Ed allora ecco che, a partire dalla composizione del Governo e di chi ne è al comando (o, più propriamente, appare: ci ha messo la faccia, insomma), abbiamo che il quanto prima, gracchiando e stranazzando, stigmatizzavano come Governo Tecnico, ora lo hanno ribattezzato: Governo dei Cittadini, ed ecco che tutto diventa normale e lecito, persino miracolo, come la carne che diventava pesce.

Parimenti, la vicinanza alla Russia stigmatizzata un tempo, ora diventa un vanto, un must, e tale è anche la vicinanza ed il piegarsi ai giochi degli ungheresi il che ci riporta ancora più indietro nel tempo: al giogo austro-ungarico. Cosa dura da digerire tanto più che ci toglie anche il poter auspicare che le cose procedano con il tempo dato che, da lì, siamo poi passati prima al defraudamento del Sud e poi al nefasto ventennio sempre più caro ad uno del Duo come caro fu l’elmo colle a Leopardi.

E già, perché quanto più tempo passa più traspare il nerorosso (tantopoco) sul quale hanno spalmato un lieve strato di gialloverde (pocotanto), ed allora hai voglia a dichiararti “non razzista” come anche “orgoglioso” di essere populista. La realtà è che di razzismo si tratta, – ed anche della peggior specie dato che è condita e si nutre di grassa ignoranza -, e che se di “populismo” vogliono parlare si tratta, al massimo, di un populismo becero, un “populismo dandy alla Peron” (come scrive anche Franceso Bei nel suo editoriale su La Stampa). Cosa ben lontana dai sentimenti ed ideali che ne videro i natali. Sentimenti ed ideali che derivavano da un socialismo rurale, in opposizione al burocratismo zarista (e noi torniamo nell’orbita non solo della Russia, indi di Zar Putin, ma anche – addirittura – dell’ungherese Orban) e all’industrialismo occidentale (al quale vogliono offrire un bel taglio sulle tasse).

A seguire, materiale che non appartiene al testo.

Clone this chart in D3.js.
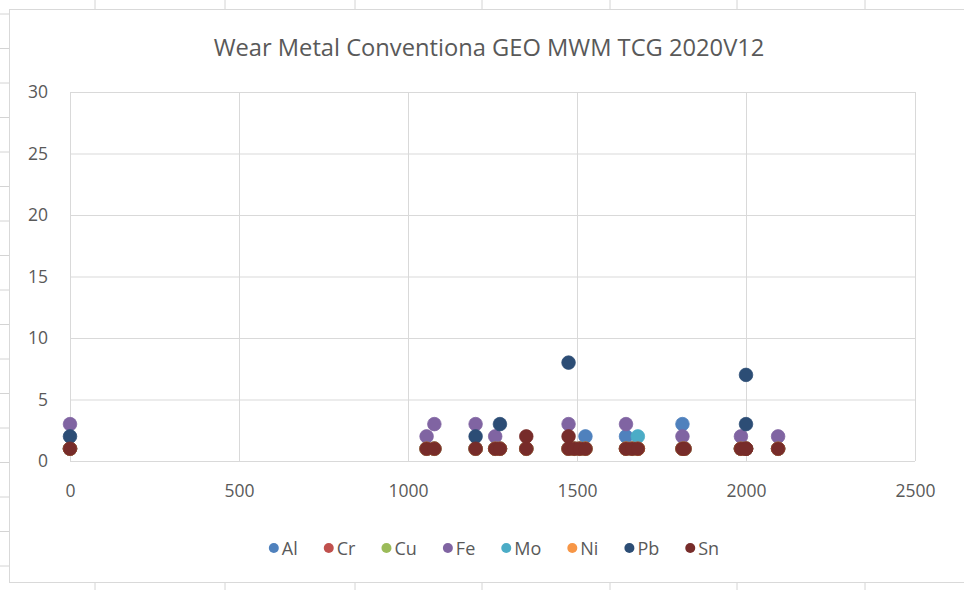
<!DOCTYPE html>
<html>
<head>
<meta charset="utf-8">
<script src="https://cdn.jsdelivr.net/npm/d3@7"></script>
<style>
  body { margin: 0; background: #fff; }
  svg { display: block; font-family: "Open Sans", sans-serif; }
</style>
</head>
<body>
<div id="chart"></div>
<script>
const width = 964;
const height = 590;

// horas de cada amostra (há amostras repetidas na mesma hora)
const hours = [0, 1055, 1078, 1200, 1258, 1272, 1350, 1350, 1475, 1475, 1492, 1508, 1525, 1645, 1663, 1680, 1812, 1818, 1985, 2000, 2000, 2095];

// valores por elemento (ppm), null = sem leitura
const Al = [1, 1, 1, 1, 1, 1, null, 1, null, 1, 1, 1, 2, 2, 1, 1, 3, 1, 1, 1, null, 1];
const Cr = [1, 1, 1, 1, 1, 1, null, 1, null, 1, 1, 1, 1, 1, 1, 1, 1, 1, 1, 1, null, 1];
const Cu = [1, 1, 1, 1, 1, 1, null, 1, null, 1, 1, 1, 1, 1, 1, 1, 1, 1, 1, 1, null, 1];
const Fe = [3, 2, 3, 3, 2, null, null, null, 3, null, null, null, null, 3, null, null, 2, null, 2, null, null, 2];
const Mo = [1, 1, 1, 1, 1, 1, null, 1, null, 1, 1, 1, 1, 1, 1, 2, 1, 1, 1, 1, null, 1];
const Ni = [1, 1, 1, 1, 1, 1, null, 1, null, 1, 1, 1, 1, 1, 1, 1, 1, 1, 1, 1, null, 1];
const Pb = [2, null, null, 2, null, 3, null, null, 8, null, null, null, null, null, null, null, null, null, null, 7, 3, null];
const Sn = [1, 1, 1, 1, 1, 1, 2, 1, 2, 1, 1, 1, 1, 1, 1, 1, 1, 1, 1, 1, 1, 1];

const seriesNames = ["Al", "Cr", "Cu", "Fe", "Mo", "Ni", "Pb", "Sn"];
const seriesValues = [Al, Cr, Cu, Fe, Mo, Ni, Pb, Sn];
const seriesColors = ["#4F81BD", "#C0504D", "#9BBB59", "#8064A2", "#4BACC6", "#F79646", "#2C4D75", "#772C2A"];

const xTicks = [0, 500, 1000, 1500, 2000, 2500];
const yTicks = [0, 5, 10, 15, 20, 25, 30];
const title = "Wear Metal Conventiona GEO MWM TCG 2020V12";

const svg = d3.select("#chart")
  .append("svg")
  .attr("width", width)
  .attr("height", height);

// linhas da folha de cálculo à volta do gráfico
const sheetCols = [95, 225, 355, 482, 610, 737, 865];
svg.selectAll("line.col")
  .data(sheetCols)
  .enter()
  .append("line")
  .attr("x1", d => d).attr("x2", d => d)
  .attr("y1", 0).attr("y2", height)
  .attr("stroke", "#d4d4d4");
const sheetRows = d3.range(14, 590, 34.5);
svg.selectAll("line.row")
  .data(sheetRows)
  .enter()
  .append("line")
  .attr("x1", 0).attr("x2", 9)
  .attr("y1", d => d).attr("y2", d => d)
  .attr("stroke", "#d4d4d4");

// área do gráfico
svg.append("rect")
  .attr("x", 9.5).attr("y", 9.5)
  .attr("width", 970).attr("height", 573)
  .attr("fill", "#fff")
  .attr("stroke", "#d9d9d9");

const plot = { left: 70, right: 915, top: 92, bottom: 461 };

const x = d3.scaleLinear().domain([0, 2500]).range([plot.left, plot.right]);
const y = d3.scaleLinear().domain([0, 30]).range([plot.bottom, plot.top]);

// título
const titleText = svg.append("text")
  .attr("x", 489)
  .attr("y", 47)
  .attr("text-anchor", "middle")
  .attr("dominant-baseline", "central")
  .attr("fill", "#595959")
  .attr("font-size", 20)
  .text(title);
// ajustar ao tamanho do título original (Calibri é mais estreita)
const tw = titleText.node().getComputedTextLength();
titleText.attr("font-size", 20 * 551 / tw);

// eixos com grelha
const xAxis = svg.append("g")
  .attr("transform", `translate(0,${plot.bottom})`)
  .call(d3.axisBottom(x)
    .tickValues(xTicks)
    .tickSizeInner(-(plot.bottom - plot.top))
    .tickSizeOuter(0)
    .tickPadding(24)
    .tickFormat(d3.format("d")));

const yAxis = svg.append("g")
  .attr("transform", `translate(${plot.left},0)`)
  .call(d3.axisLeft(y)
    .tickValues(yTicks)
    .tickSizeInner(-(plot.right - plot.left))
    .tickSizeOuter(0)
    .tickPadding(22));

[xAxis, yAxis].forEach(g => {
  g.select(".domain").remove();
  g.selectAll(".tick line").attr("stroke", "#d9d9d9");
  g.selectAll(".tick text")
    .attr("fill", "#595959")
    .attr("font-size", 17.5)
    .attr("font-family", "'Open Sans', sans-serif");
});

// pontos
const points = [];
seriesNames.forEach((name, i) => {
  seriesValues[i].forEach((v, j) => {
    if (v !== null) points.push({ name, color: seriesColors[i], h: hours[j], v });
  });
});

svg.append("g")
  .selectAll("circle")
  .data(points)
  .enter()
  .append("circle")
  .attr("cx", d => x(d.h))
  .attr("cy", d => y(d.v))
  .attr("r", 6.8)
  .attr("fill", d => d.color)
  .attr("stroke", d => d.color)
  .attr("stroke-width", 0.75);

// legenda
const legend = svg.append("g");
const gap = 26;
let lx = 0;
seriesNames.forEach((name, i) => {
  const item = legend.append("g").attr("transform", `translate(${lx},0)`);
  item.append("circle")
    .attr("cx", 5).attr("cy", 0).attr("r", 5)
    .attr("fill", seriesColors[i]);
  const t = item.append("text")
    .attr("x", 13)
    .attr("dominant-baseline", "central")
    .attr("fill", "#595959")
    .attr("font-size", 18)
    .text(name);
  lx += 13 + t.node().getComputedTextLength() + gap;
});
const legendWidth = lx - gap;
legend.attr("transform", `translate(${494 - legendWidth / 2},548)`);
</script>
</body>
</html>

Per concludere, aggiungiamoci poi che domenica, in Slovenia, l’ex premier Janez Jansa ha vinto le elezioni grazie anche alla «benedizione» del leader ungherese Orban con anche il «da» zarino, e proviamo ancora a non voler vedere ancora dove stiamo andando. Il burrone è lì. Noi siamo sul ciglio ed abbiamo già alzato il primo piede per fare il passo …. fatidico? Chi lo sa! Solo il tempo ce lo dirà, ed anche se è risaputo che, nel lungo tempo, saremo tutti morti, noi aspettiamo fiduciosi continuando a sperare e a recitare: Io speriamo che me la cavo.

Stanislao Barretta

PS

Mi sia consentito un pensierino a quella parte dei miei cari “conterronei” che hanno dato corpo ad un qualcosa che sa di assurdo: accettare, votare e osannare Salvini e quanto lui vuol significare sia proprio direttamente, come persona, che come “ideale politico”.

Siete, con tutto il rispetto e l’affetto da conterrone, patetici e senza più ne orgoglio ne dignità. Chiedo susa ma così la penso (e così è) ed è un qualcosa che da tempo mi pesa sullo stomaco per cui ora ho iniziato a buttarlo fuori. 

Dimenticare tutte le invettive della Lega (mai sopite e mai regresse, comunque incaccellabili) e di Salvini e far finta di non comprenderne la base razzista anche nei confronti del Sud, è un qualcosa di inconcepibile e di inaccettabile. E’ vero, c’è la cosiddetta sindrome di Stoccolma, quel sentimento positivo nei confronti del proprio aggressore che può spingersi fino all’amore e alla totale sottomissione volontaria, instaurando in questo modo una sorta dialleanza e solidarietà tra vittima e carnefice, ma non basta a giustificare il tutto ed inoltre: qui siamo andati ben oltre.

Ma questo è altro e magari ne farò oggetto di un prossimo articolo con promemoria del SalvinLega pensiero tanto per ….. . Intanto, ancora e sempre: Io speriamo che me la cavo!